The review found that disabled people face barriers at every stage of employment, including during recruitment, applications, interviews, hiring, training, career progression, and retention. Negative perceptions from employers heavily influence whether disabled people are hired and whether reasonable adjustments are provided.

By far the most prominent theme in the evidence was systemic discrimination, the finding that barriers to work stem more from barriers in society than from individual impairments. These include inaccessible workplaces, inflexible working practices, employer attitudes, a lack of awareness among managers, and the difficulties of disclosing a health condition without facing negative consequences.

The review also found that disabled workers frequently reported a lack of career progression, few positive disabled role models in organisations, and inadequate equality and diversity training. Employment support programmes, however well designed, operate within these structural realities.

🏥 The Mental Health Services Background

A 2023 National Audit Office report on progress in improving mental health services in England found that while funding and workforce numbers had increased since 2016, many people still could not access services or faced lengthy waits. The report found that the COVID‑19 pandemic led to a large rise in mental health conditions particularly among young people and that demand would continue to significantly outstrip provision for the foreseeable future.

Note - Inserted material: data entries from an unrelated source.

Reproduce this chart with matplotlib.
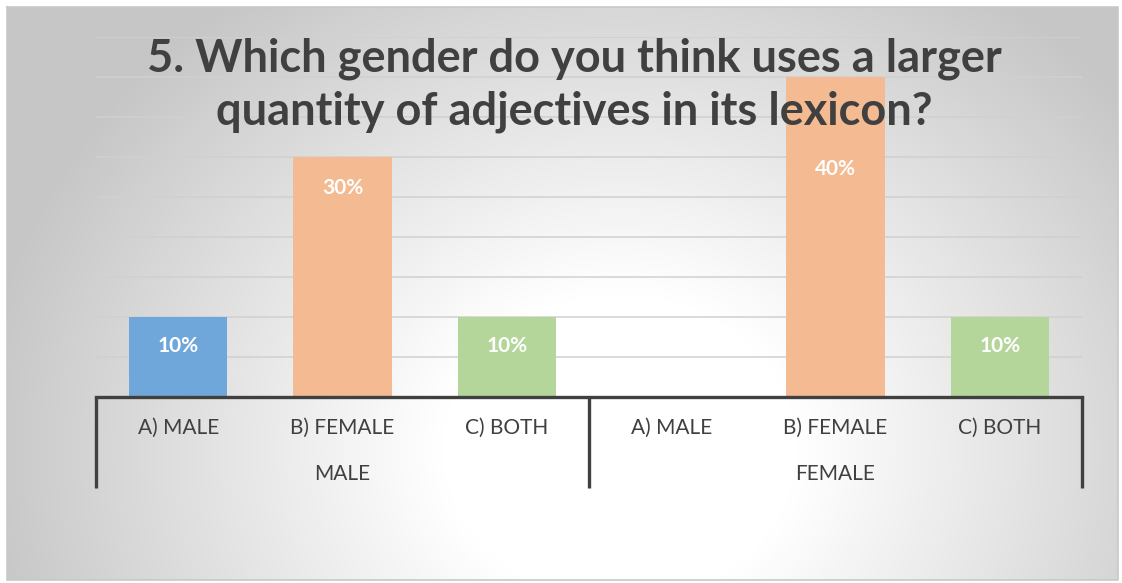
import numpy as np
import matplotlib.pyplot as plt
import matplotlib.transforms as mtransforms

# data
groups = ['MALE', 'FEMALE']
answers = ['A) MALE', 'B) FEMALE', 'C) BOTH']
values = [0.10, 0.30, 0.10, 0.00, 0.40, 0.10]
colors = ['#70A7DA', '#F4BA91', '#B4D69B'] * 2
label_drop = [-21, -22, -21, 0, -66, -21]   # label offset below bar top (pt)
title = '5. Which gender do you think uses a larger\nquantity of adjectives in its lexicon?'

W, H = 1122, 583
fig = plt.figure(figsize=(W / 100, H / 100), dpi=100)
fig.patch.set_facecolor('white')

# radial gradient background (chart area)
bg = fig.add_axes([0, 0, 1, 1], zorder=0)
bg.set_xlim(0, W)
bg.set_ylim(H, 0)
bg.axis('off')
xx, yy = np.meshgrid(np.linspace(7, 1118, 400), np.linspace(7, 580, 200))
r = np.sqrt(((xx - 620) / 640) ** 2 + ((yy - 450) / 560) ** 2)
shade = np.clip(1.0 - 0.22 * np.clip(r - 0.28, 0, None) / 0.72, 0.78, 1.0)
img = np.dstack([shade, shade, shade])
bg.imshow(img, extent=[7, 1118, 580, 7], aspect='auto', interpolation='bilinear')
bg.plot([7, 1118, 1118, 7, 7], [7, 7, 580, 580, 7], color='#C8C8C8', lw=1.2)

ax = fig.add_axes([96 / W, 186 / H, 986 / W, 360 / H], zorder=1)
ax.patch.set_alpha(0)
x = np.arange(len(values))
bars = ax.bar(x, values, width=0.6, color=colors, zorder=2)
ax.set_xlim(-0.5, 5.5)
ax.set_ylim(0, 0.45)
ax.set_yticks(np.arange(0, 0.451, 0.05))
ax.yaxis.grid(True, color='#D0D0D0', lw=1.1, zorder=0)
ax.set_axisbelow(True)
ax.tick_params(left=False, labelleft=False, bottom=False, labelbottom=False)
for s in ['left', 'right', 'top']:
    ax.spines[s].set_visible(False)
ax.spines['bottom'].set_color('#404040')
ax.spines['bottom'].set_linewidth(2.4)

# value labels inside bars
for b, v, d in zip(bars, values, label_drop):
    if v > 0:
        ax.annotate(f'{v:.0%}', (b.get_x() + b.get_width() / 2, v), xytext=(0, d),
                    textcoords='offset points', ha='center', va='center',
                    color='white', fontsize=15, fontweight='bold', family='Lato',
                    zorder=5)

# multi-level category axis
tr = mtransforms.blended_transform_factory(ax.transData, ax.transAxes)
for xv in [-0.5, 2.5, 5.5]:
    ax.plot([xv, xv], [0, -0.253], transform=tr, color='#404040', lw=2.4,
            clip_on=False, solid_capstyle='butt')
for i, xv in enumerate(x):
    ax.text(xv, -0.086, answers[i % 3], transform=tr, ha='center', va='center',
            fontsize=15, color='#404040', family='Lato')
for g, gname in enumerate(groups):
    ax.text(g * 3 + 1, -0.214, gname, transform=tr, ha='center', va='center',
            fontsize=15, color='#404040', family='Lato')

fig.text(574 / W, 1 - 85 / H, title, ha='center', va='center', fontsize=32.5,
         fontweight='bold', color='#404040', family='Lato', linespacing=1.32, zorder=3)

fig.savefig('out.png', dpi=100)
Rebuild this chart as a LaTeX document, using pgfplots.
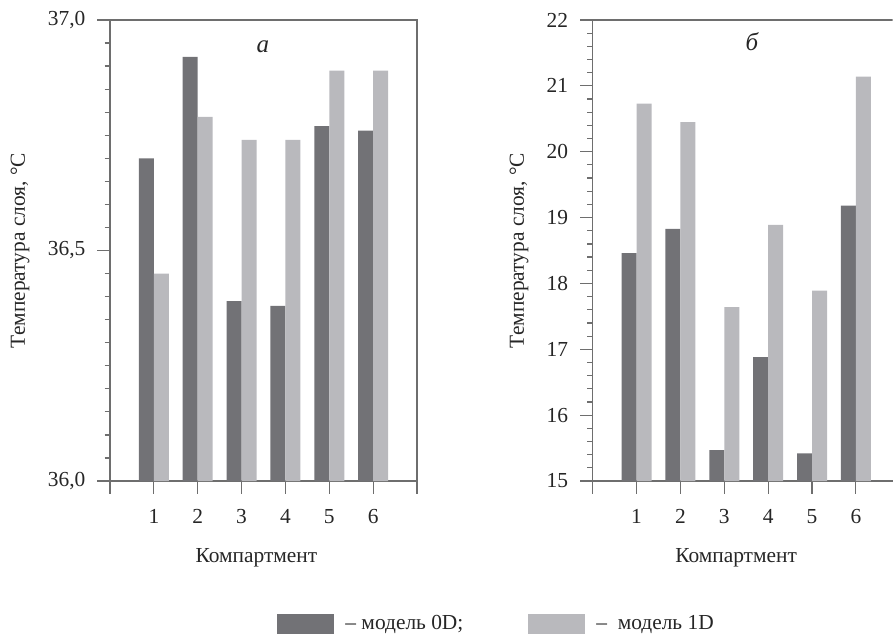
\documentclass[border=0pt]{standalone}
\usepackage{fontspec}
\setmainfont{Liberation Serif}
\usepackage{pgfplots}
\pgfplotsset{compat=1.18}
\definecolor{darkbar}{HTML}{727276}
\definecolor{lightbar}{HTML}{B9B9BD}
\definecolor{axgray}{HTML}{6E6E6E}
\pgfplotsset{
  common/.style={
    scale only axis,
    anchor=south west,
    height=230.5pt,
    ybar=0pt,
    bar width=7.5pt,
    xmin=0,
    xtick={0,1,2,3,4,5,6,7},
    xticklabels={,1,2,3,4,5,6,},
    xtick pos=bottom,
    ytick pos=left,
    tick align=outside,
    major tick length=6.3pt,
    minor tick length=2.7pt,
    axis line style={axgray, line width=0.6pt},
    every tick/.style={axgray, line width=0.6pt},
    ticklabel style={font=\fontsize{10.7}{12}\selectfont, text=black!85},
    xticklabel style={yshift=-4.5pt},
    yticklabel style={xshift=-2.5pt},
    label style={font=\fontsize{10.7}{12}\selectfont, text=black!85},
    /pgf/number format/assume math mode=true,
    /pgf/number format/use comma,
    ylabel={Температура слоя, °C},
    xlabel={Компартмент},
  }
}
\begin{document}
\begin{tikzpicture}
\useasboundingbox (0,0) rectangle (446.5pt,318.5pt);
% Left panel (a)
\begin{axis}[common,
  at={(55pt,78pt)},
  width=153.5pt,
  xmax=7,
  ymin=36, ymax=37,
  ytick={36,36.5,37},
  minor y tick num=9,
  yticklabel style={/pgf/number format/.cd, fixed, fixed zerofill, precision=1, use comma},
  ylabel style={at={(axis description cs:-0.293,0.5)}, anchor=center},
  xlabel style={at={(axis description cs:0.477,-0.167)}, anchor=center},
  legend columns=2,
  legend image code/.code={\fill[#1, draw=none] (0pt,-5pt) rectangle (28.5pt,5pt);},
  legend style={at={(axis description cs:0.544,-0.310)}, anchor=west, draw=none, fill=none,
    inner sep=0pt, font=\fontsize{10.7}{12}\selectfont,
    /tikz/every even column/.append style={column sep=27pt},
    nodes={text=black!85, inner sep=0pt, inner xsep=5.5pt}},
]
\addplot[fill=darkbar, draw=none] coordinates {(1,36.70) (2,36.92) (3,36.39) (4,36.38) (5,36.77) (6,36.76)};
\addplot[fill=lightbar, draw=none] coordinates {(1,36.45) (2,36.79) (3,36.74) (4,36.74) (5,36.89) (6,36.89)};
\legend{– модель 0D;, –\ \ модель 1D}
\node[font=\fontsize{12.5}{14}\selectfont\itshape, text=black!85] at (axis description cs:0.498,0.9425) {а};
\end{axis}
% Right panel (b)
\begin{axis}[common,
  at={(296.35pt,78pt)},
  width=150pt,
  xmax=6.84,
  axis lines*=left,
  axis line style={-},
  ymin=15, ymax=22,
  ytick={15,16,17,18,19,20,21,22},
  minor y tick num=4,
  ylabel style={at={(axis description cs:-0.2457,0.5)}, anchor=center},
  xlabel style={at={(axis description cs:0.478,-0.167)}, anchor=center},
]
\addplot[fill=darkbar, draw=none] coordinates {(1,18.46) (2,18.83) (3,15.47) (4,16.88) (5,15.42) (6,19.18)};
\addplot[fill=lightbar, draw=none] coordinates {(1,20.73) (2,20.45) (3,17.64) (4,18.89) (5,17.89) (6,21.14)};
\draw[axgray, line width=0.6pt] (rel axis cs:0,1) -- (rel axis cs:1,1);
\node[font=\fontsize{12.5}{14}\selectfont\itshape, text=black!85] at (axis description cs:0.531,0.952) {б};
\end{axis}
\end{tikzpicture}
\end{document}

The Royal College of Psychiatrists has consistently called for improved funding, earlier intervention, and greater parity between mental and physical health services. Without those investments, the pressures on the benefits system that the Government is now seeking to address are likely to persist regardless of how employment support programmes are structured.

🔎 The Bigger Picture

The Government's milestone reflects a genuine expansion of employment support provision. Placing dedicated advisers in Jobcentres and offering voluntary, personalised help to people with significant health conditions is a meaningful step.

But the wider context matters:

  • The labour market is tightening, not expanding, and job vacancies have fallen steadily since 2022
  • Mental health funding was previously ring fenced, and the removal of that protection over the 14 years of previous governments means the services was scaled back, leaving many people unable to access early intervention or treatment.
  • PIP caseloads grew substantially because mental health and addiction services became harder to access, not because eligibility criteria were too loose but due to under funding and lack of access
  • Mental health services remain overstretched, with demand continuing to outstrip provision
  • Universal Credit reforms from 6 April 2026 reduce the health related element for new claimants by over £200 per month compared to existing claimants
  • Structural barriers to disabled people's employment, employer attitudes, inaccessible workplaces, fluctuating conditions remain significant and are not addressed by employment support alone

Understanding the full picture is essential for assessing whether current reforms will genuinely improve outcomes for sick and disabled people, or whether they will simply change the route by which those people encounter difficulty.

AI Use: AI tools were used to support source discovery and to structure the article for clarity. All research, verification, drafting, and final editorial decisions are fully human led.